Those who know how to chuck tomahawks say that the trick is to throw it the same every time. Such folk would congratulate me on my performance, but everybody else is more than welcome to take me out back and shoot me. Screw on the silencer and have some fun.
The thought of talking to Mike Patton nearly made me eat shit myself. Or just shit myself. The moment the interview – one of only three he agreed to do for Australian media – was confirmed, I felt like a bashful teenager with a crush being prodded towards the object of my infatuation by meddling friends. You know what it’s like to have a crippling crush: that mixture of passion and abject terror rushing to your head every time you see your crush-ee. Well that’s me when it comes to Mike Patton. I absolutely idolise the man, but I’m also scared shitless (hehe) of him. When the day arrived, I took the morning off work. Everything was set. The appointed time for the phone call came.
Just as I was drafting a note to John Howard to point out (again) the evils of privatisation, the phone rang. The Telstra lady apologised for the lateness, and put me on hold while she rang Mike’s place. After another five minutes or so, Telstra lady checks back in and says she’s getting an answering machine.

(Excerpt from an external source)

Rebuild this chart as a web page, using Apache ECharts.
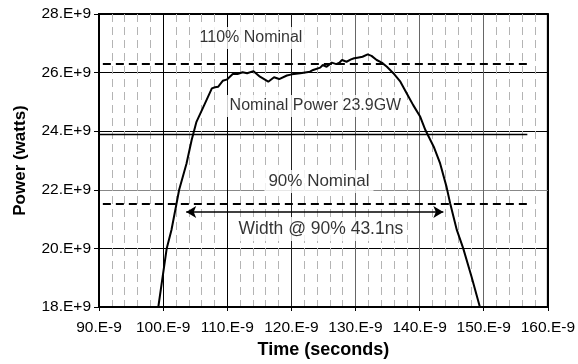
<!DOCTYPE html>
<html>
<head>
<meta charset="utf-8">
<script src="https://cdn.jsdelivr.net/npm/echarts@6/dist/echarts.min.js"></script>
<style>
  html, body { margin: 0; padding: 0; background: #fff; }
  #chart { width: 578px; height: 364px; }
</style>
</head>
<body>
<div id="chart"></div>
<script>
// pulse shape, time in ns, power in GW
const timeNs = [99.25, 100.56, 101.3, 102.1, 102.5, 103.65, 104.45, 105.2, 106.3, 107.6, 108.1, 108.6,
  109.3, 110.0, 110.86, 111.6, 112.4, 113.1, 114.1, 115.1, 116.4, 117.3, 118.1, 119.3, 120.06,
  121.4, 122.9, 123.4, 124.5, 124.9, 125.5, 126.3, 127.0, 127.5, 127.9, 128.6, 129.3, 129.8,
  130.3, 131.1, 131.9, 132.5, 133.3, 134.1, 134.9, 135.9, 137.0, 138.0, 139.0, 140.1, 140.9,
  142.2, 143.2, 144.2, 144.76, 145.8, 146.8, 148.1, 149.4];
const powerGW = [18.0, 20.0, 20.63, 21.54, 22.0, 22.9, 23.7, 24.32, 24.84, 25.46, 25.5, 25.52,
  25.72, 25.77, 25.95, 25.95, 26.01, 25.98, 26.05, 25.86, 25.69, 25.84, 25.78, 25.9, 25.94,
  25.98, 26.03, 26.09, 26.17, 26.26, 26.2, 26.34, 26.29, 26.34, 26.43, 26.37, 26.45, 26.49,
  26.51, 26.54, 26.62, 26.57, 26.43, 26.34, 26.2, 25.98, 25.69, 25.29, 24.89, 24.49, 24.04,
  23.47, 22.9, 22.1, 21.54, 20.63, 20.0, 19.03, 18.0];

// reference lines
const nominal = 23.9;
const nominalSpan = [90, 156.8];
const levelSpan = [90.6, 157.5];
const levels = [26.29, 21.51];          // 110% and 90%
const arrowSpan = [103.6, 143.7];
const arrowLevel = 21.24;

// annotation texts and where they sit (ns, GW)
const noteTexts = ['110% Nominal', 'Nominal Power 23.9GW', '90% Nominal', 'Width @ 90% 43.1ns'];
const noteX = [113.7, 123.75, 124.3, 124.6];
const noteY = [27.18, 24.86, 22.28, 20.66];
const noteSize = [16, 16, 17, 17.5];

const FONT = 'Liberation Sans, Arial, sans-serif';

const chart = echarts.init(document.getElementById('chart'));

const curve = timeNs.map((t, i) => [t, powerGW[i]]);

const dashStyle = { color: '#000', width: 2, type: [8, 5] };

const markData = [
  [{ coord: [nominalSpan[0], nominal], lineStyle: { color: '#000', width: 1.3, type: 'solid' } },
   { coord: [nominalSpan[1], nominal] }],
  [{ coord: [levelSpan[0], levels[0]], lineStyle: dashStyle }, { coord: [levelSpan[1], levels[0]] }],
  [{ coord: [levelSpan[0], levels[1]], lineStyle: dashStyle }, { coord: [levelSpan[1], levels[1]] }],
  [{ coord: [arrowSpan[0], arrowLevel], symbol: 'arrow', lineStyle: { color: '#000', width: 1.5, type: 'solid' } },
   { coord: [arrowSpan[1], arrowLevel], symbol: 'arrow' }]
];

const notes = noteTexts.map((txt, i) => ({
  value: [noteX[i], noteY[i]],
  label: { fontSize: noteSize[i] }
}));

const option = {
  animation: false,
  backgroundColor: '#fff',
  grid: {
    left: 99, top: 14, right: 30, bottom: 57,
    show: true, borderColor: '#000', borderWidth: 2
  },
  xAxis: {
    type: 'value',
    min: 90, max: 160, interval: 10,
    name: 'Time (seconds)',
    nameLocation: 'middle',
    nameGap: 33,
    nameTextStyle: { fontFamily: FONT, fontSize: 18, fontWeight: 'bold', color: '#000' },
    axisLine: { lineStyle: { color: '#000', width: 2 } },
    axisTick: { show: true, length: 4, lineStyle: { color: '#000' } },
    axisLabel: {
      margin: 13,
      fontFamily: FONT, fontSize: 15.5, color: '#000',
      formatter: v => v + '.E-9'
    },
    splitLine: {
      show: true,
      lineStyle: { color: ['#000', '#000', '#000', '#222', '#666', '#666', '#666', '#000'], width: 1 }
    },
    minorTick: { show: false, splitNumber: 5 },
    minorSplitLine: { show: true, lineStyle: { color: '#b4b4b4', width: 1, type: [8, 5] } }
  },
  yAxis: {
    type: 'value',
    min: 18, max: 28, interval: 2,
    name: 'Power (watts)',
    nameLocation: 'middle',
    nameGap: 70,
    nameTextStyle: { fontFamily: FONT, fontSize: 17, fontWeight: 'bold', color: '#000' },
    axisLine: { show: true, lineStyle: { color: '#000', width: 2 } },
    axisTick: { show: true, length: 5, lineStyle: { color: '#000' } },
    axisLabel: {
      margin: 8,
      fontFamily: FONT, fontSize: 15.5, color: '#000',
      formatter: v => v + '.E+9'
    },
    splitLine: {
      show: true,
      lineStyle: { color: ['#000', '#000', '#888', '#000', '#000', '#000'], width: 1 }
    }
  },
  series: [
    {
      type: 'line',
      data: curve,
      showSymbol: false,
      lineStyle: { color: '#000', width: 2 },
      silent: true,
      z: 5,
      markLine: {
        silent: true,
        symbol: ['none', 'none'],
        symbolSize: [9, 10],
        label: { show: false },
        data: markData
      }
    },
    {
      // text notes with white boxes over the grid
      type: 'scatter',
      data: notes,
      symbolSize: 1,
      itemStyle: { color: 'rgba(0,0,0,0)' },
      silent: true,
      z: 10,
      label: {
        show: true,
        position: 'inside',
        fontFamily: FONT,
        color: '#000',
        backgroundColor: '#fff',
        padding: [3, 4],
        formatter: p => noteTexts[p.dataIndex]
      }
    }
  ]
};

chart.setOption(option);
</script>
</body>
</html>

“Is he really scary?” she asks in the middle of her explanation!?!!! Great, that’s all I need. Confirmation of the fact that Mike Patton is terrifying. Apparently his answering machine message is a bit odd. Anyway, the Telstra lady is saying something about contacting Shock to see if they have the right number and blah blah blah but I’m not listening. I’m too busy losing it. She puts me back on hold, and FINALLY, she says the words I’m waiting desperately to hear, and dreading: “I have Mike Patton on the line.”
So what happened?
“Oh, I was downstairs doing my laundry. I had some music on and I couldn’t hear the phone,” he drawls in that distinctly Pattonesque brogue. My terror vanished. Mike Patton isn’t scary; he’s an ordinary man with dirty laundry.
I told him about the Telstra lady’s comment. He laughed and said, “awwwrrrghheeeeeeekkkkkssplllggghhhhoooow.” Right there, and for the rest of the interview, the tape sounds like Mike was skinning cats on heat. I had somehow managed to throw my second Tomahawk interview.

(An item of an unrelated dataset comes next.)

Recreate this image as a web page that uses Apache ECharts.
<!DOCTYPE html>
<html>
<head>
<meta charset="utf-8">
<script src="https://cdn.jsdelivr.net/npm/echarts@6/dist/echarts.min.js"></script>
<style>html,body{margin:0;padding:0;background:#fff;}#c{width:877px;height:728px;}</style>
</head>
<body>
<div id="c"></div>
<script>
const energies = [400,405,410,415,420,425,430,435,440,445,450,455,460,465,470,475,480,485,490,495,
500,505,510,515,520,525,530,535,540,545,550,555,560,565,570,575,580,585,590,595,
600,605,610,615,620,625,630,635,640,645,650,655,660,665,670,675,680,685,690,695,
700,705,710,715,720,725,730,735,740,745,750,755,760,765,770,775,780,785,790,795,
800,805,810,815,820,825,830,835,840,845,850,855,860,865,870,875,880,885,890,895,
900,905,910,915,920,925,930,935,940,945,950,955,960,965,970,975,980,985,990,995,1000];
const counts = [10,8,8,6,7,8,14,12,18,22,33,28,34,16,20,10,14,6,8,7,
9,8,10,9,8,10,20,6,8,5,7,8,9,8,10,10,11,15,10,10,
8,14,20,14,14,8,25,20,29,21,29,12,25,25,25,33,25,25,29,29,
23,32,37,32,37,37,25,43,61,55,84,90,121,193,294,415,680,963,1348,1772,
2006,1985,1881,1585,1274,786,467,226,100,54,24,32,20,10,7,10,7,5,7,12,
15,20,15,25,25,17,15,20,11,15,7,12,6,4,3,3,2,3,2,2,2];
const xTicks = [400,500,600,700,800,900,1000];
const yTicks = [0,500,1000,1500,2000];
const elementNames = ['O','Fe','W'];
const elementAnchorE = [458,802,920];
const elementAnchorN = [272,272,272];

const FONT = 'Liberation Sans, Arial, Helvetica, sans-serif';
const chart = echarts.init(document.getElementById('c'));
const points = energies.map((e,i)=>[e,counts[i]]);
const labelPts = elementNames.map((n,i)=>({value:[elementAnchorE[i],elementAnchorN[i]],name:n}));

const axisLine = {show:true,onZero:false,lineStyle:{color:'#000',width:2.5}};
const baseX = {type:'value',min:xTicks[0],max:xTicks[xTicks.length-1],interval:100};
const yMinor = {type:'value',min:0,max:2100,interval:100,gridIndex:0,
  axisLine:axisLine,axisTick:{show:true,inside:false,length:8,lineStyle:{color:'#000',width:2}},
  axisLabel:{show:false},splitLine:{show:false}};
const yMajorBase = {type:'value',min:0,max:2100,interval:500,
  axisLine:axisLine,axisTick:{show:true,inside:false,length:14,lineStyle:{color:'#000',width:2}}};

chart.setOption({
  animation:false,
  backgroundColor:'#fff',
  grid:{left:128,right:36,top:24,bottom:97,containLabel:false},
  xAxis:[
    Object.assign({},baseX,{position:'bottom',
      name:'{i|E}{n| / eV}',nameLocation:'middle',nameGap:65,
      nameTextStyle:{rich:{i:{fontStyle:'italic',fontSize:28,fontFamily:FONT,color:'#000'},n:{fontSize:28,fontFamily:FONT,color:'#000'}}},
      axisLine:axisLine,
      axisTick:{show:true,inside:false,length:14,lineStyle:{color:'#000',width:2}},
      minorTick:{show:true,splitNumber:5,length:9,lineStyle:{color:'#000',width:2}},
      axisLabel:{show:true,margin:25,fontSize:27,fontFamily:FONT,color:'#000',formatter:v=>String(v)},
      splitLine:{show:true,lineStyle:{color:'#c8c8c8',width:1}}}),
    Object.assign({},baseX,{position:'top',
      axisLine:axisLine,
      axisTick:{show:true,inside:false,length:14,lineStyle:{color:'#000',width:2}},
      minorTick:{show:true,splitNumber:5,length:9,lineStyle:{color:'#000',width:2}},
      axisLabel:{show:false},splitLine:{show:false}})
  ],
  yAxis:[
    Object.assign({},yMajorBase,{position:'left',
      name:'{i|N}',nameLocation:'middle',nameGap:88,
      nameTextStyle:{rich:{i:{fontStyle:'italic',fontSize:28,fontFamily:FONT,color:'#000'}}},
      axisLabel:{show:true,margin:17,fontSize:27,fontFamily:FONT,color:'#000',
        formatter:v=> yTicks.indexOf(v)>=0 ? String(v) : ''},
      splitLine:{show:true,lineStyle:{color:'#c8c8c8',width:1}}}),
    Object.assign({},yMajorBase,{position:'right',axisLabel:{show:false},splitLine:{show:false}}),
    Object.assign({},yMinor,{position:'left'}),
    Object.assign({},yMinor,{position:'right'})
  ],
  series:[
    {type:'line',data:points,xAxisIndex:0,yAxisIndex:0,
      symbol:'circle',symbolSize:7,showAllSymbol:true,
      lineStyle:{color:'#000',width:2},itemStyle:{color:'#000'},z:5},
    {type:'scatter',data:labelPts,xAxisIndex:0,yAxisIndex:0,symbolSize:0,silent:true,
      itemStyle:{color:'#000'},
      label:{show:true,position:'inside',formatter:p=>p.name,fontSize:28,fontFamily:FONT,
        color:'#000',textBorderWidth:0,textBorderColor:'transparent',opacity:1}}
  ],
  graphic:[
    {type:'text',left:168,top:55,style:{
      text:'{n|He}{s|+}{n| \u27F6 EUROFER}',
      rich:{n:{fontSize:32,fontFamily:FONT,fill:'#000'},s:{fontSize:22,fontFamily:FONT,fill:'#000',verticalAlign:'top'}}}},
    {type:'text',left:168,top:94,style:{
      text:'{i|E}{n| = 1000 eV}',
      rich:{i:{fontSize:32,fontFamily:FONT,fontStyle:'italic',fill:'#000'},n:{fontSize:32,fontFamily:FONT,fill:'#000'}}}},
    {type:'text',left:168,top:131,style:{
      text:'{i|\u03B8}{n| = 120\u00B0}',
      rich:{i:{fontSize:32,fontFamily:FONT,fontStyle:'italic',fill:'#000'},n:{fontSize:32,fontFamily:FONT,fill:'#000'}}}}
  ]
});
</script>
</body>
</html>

So the rest of this article is a combination of the notes I quickly jotted down from memory, a bit of research, and the Tomahawk standard bio (you’ve gotta give me points for honesty). Tomahawk formed when Patton and Denison met after a Mr Bungle gig in Nashville, where Denison lives, and was completed when Denison enlisted John Stanier (Helmet) and Patton roped in Kevin Rutmanis (The Melvins). Their self titled debut album was recorded in Nashville during June 2001 by Joe Funderburk, whose production credits include Emmylou Harris and The Judds. This album is an intoxicating mix of restless weird-arsed rock with occasional twisted, barely recognisable country stylings, no doubt courtesy of Nashville, a place Mike didn’t enjoy that much.
“Never again,” he barked, when I mentioned the place. “It’s Duane’s band so we wanted to humour him, but never again. Nashville is the sort of place that if you spend too long there, it does weird things to you. And we did the album over an intensive two-week period, when we concentrated solely on making this record. It’s not the way I like making records. I like making music between doing other things, like buying stamps – or doing my washing,” he joked. “I don’t like putting my normal life on hold and just focussing on one thing for so long.”
His reservations about Nashville and intensive recording processes aside, Mike seems pretty thrilled with Tomahawk. It’s probably the closest thing to Faith No More that he’s done since Faith No More, in terms of being relatively straightforward rock. Relatively. In an interview with the New York Press in November last year he said: “I see it that way. The other guys in the band certainly don’t. They think I’m insane. ‘Yeah, sure, it’s real straight, Mike. It sounds like the Rolling Stones.'” He told me that as much as it seems like he enjoys pushing musical boundaries, and then some, he actually does like “working within the limits and confines of a genre to a certain degree.” Although he’s also made it clear on numerous occasions that he’s “come to the realisation that anything I do is not going to fit in any category.” This doesn’t bother him in the slightest.
When I asked him about his recent tendency to form collaborations with other esteemed musicians that coalesce into supergroups, he explained that as he gets older he generally prefers “to work with other musicians who have proved themselves. I love putting together new bands with new people. You don’t know what’s going to happen. It helps me to learn and improve to be constantly playing with different people, and it helps if those people know what they’re on about. You only get better by playing with people who bust your arse and challenge you.”
While Tomahawk may be relatively straight for Patton (just about straight enough for Hannibal Lector to have dinner to), Mike’s solo shows are something else altogether. I asked him what we could expect from the solo show; songs, improv, a bit of spoken word maybe? “Who do you think I am. Henry Rollins!” he laughed. “Maybe I’ll just tour reading from someone’s else’s book. Yeah, that’ll be fun. Nah, it’ll be mostly improv, very interesting.”
Well, that kind of goes without saying.